Jeff A. Spencer 675 Piney Creek Rd. Bellville, TX. 77418

mailto:jspencer@blackpoolenergy.com

Photographs and postcards have helped to illustrate the history, geography, and industrial growth of the United States. This is evident in their depiction of the early “boom days” of the oil industry. Two of Ohio’s oil booms, the oil boom of northwest Ohio and the Bremen-New Straitsville boom of south-central Ohio, are well-represented by photographs and postcards of oil derricks, oilfield fires, storage tanks, and refineries.

The first giant oil field in the United States was discovered in northwestern Ohio near the city of Lima in 1885, a year after natural gas was discovered near the town of Findlay. The discovery of the Lima-Indiana oil field set off the “oil boom of northwest Ohio”, a period of land speculation and rapid oil field development that lasted over 20 years. The field propelled Ohio into the leading oil-producing state from 1895-1903. As the field was extended to the south, the nation’s first “over water” wells were drilled in Grand Lake St. Marys, then the largest man-made lake in the world. John D. Rockefeller’s Standard Oil of Cleveland, soon to monopolize the oil refining industry, built storage tanks, pipelines, and a refinery near Lima. The Ohio Oil Company, now Marathon Oil, was organized in the state in 1887 and still maintains an office in Findlay.

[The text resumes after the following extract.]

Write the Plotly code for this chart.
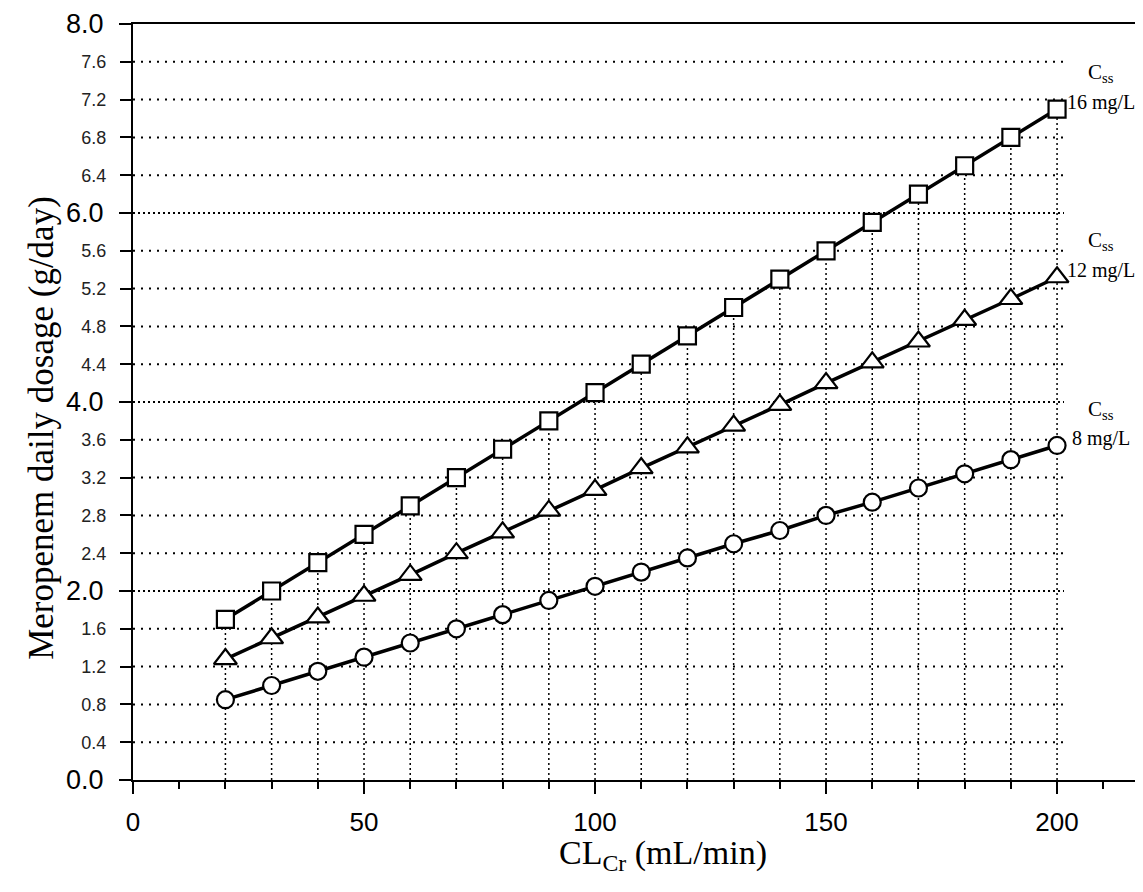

South-central Ohio’s Bremen oil field was discovered in 1907 in Fairfield County, which led to the discovery of the New Straitsville oil field in adjoining Perry County two years later. The villages of Bremen and New Straitsville saw the oil fields extended to town lots. Wells were often so close together that a person could jump from one derrick floor to another. The Bremen-New Straitsville oil boom lasted until the early 1920s and was the last significant Ohio oil boom in the early 1900s.